Положение присяжных не легкое. Они видят, что оба правы: и прокурор, и защитник; решение их во всяком случае делается компромиссом и зависит от случайности – более или менее строгого состава. Эта случайность вне власти адвоката, и защита, основанная только на упомянутых выше общих мыслях, ненадежна. Поэтому наряду с ними защитник должен найти в деле и другую базу для своих операций. Эта база – наше уложение о наказаниях.
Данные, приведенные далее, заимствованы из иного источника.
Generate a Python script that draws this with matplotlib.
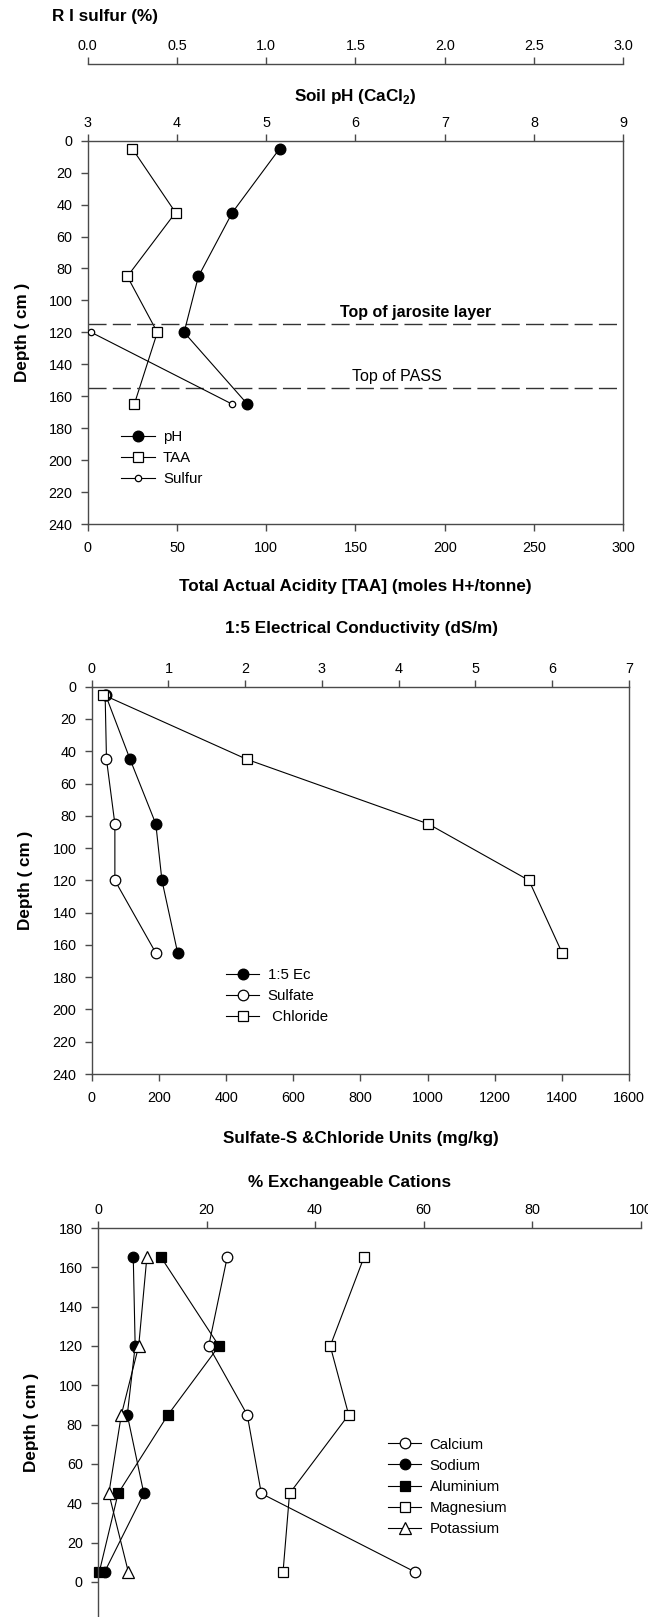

С. А. Андреевский высказал однажды, что чем менее уголовные защитники – юристы по натуре, тем они драгоценнее для суда. К этому во многих случаях можно было бы прибавить: чем важнее дело, тем менее юридических познаний требуется от защитника. На что могут быть нужны казуистические тонкости в делах о корыстных убийствах, о поджогах, в преступлениях против чести женщин и т. п.? Тут нужно знание жизни и знание психологии присяжных, а не кассационных решений. Напротив того, в тех каждодневных делах, о которых я говорил выше, точное знакомство с уложением о наказаниях имеет важнейшее значение. Оно важно не только для того, чтобы помочь подсудимому, но для того, чтобы нечаянно не повредить ему. Это объясняется тем, что при действующей карательной системе несущественные подробности преступление сплошь и рядом приводят к существенному и крайне жестокому повышению ответственности виновного. Слишком часто бывает, что, несмотря на горячую защиту, невзирая на то что присяжные в своих ответах ясно выразили свое желание свести наказание до самого низкого предела, судьи, сами признавая справедливым идти навстречу этому желанию, оказываются вынужденными вынести чрезмерно строгий приговор.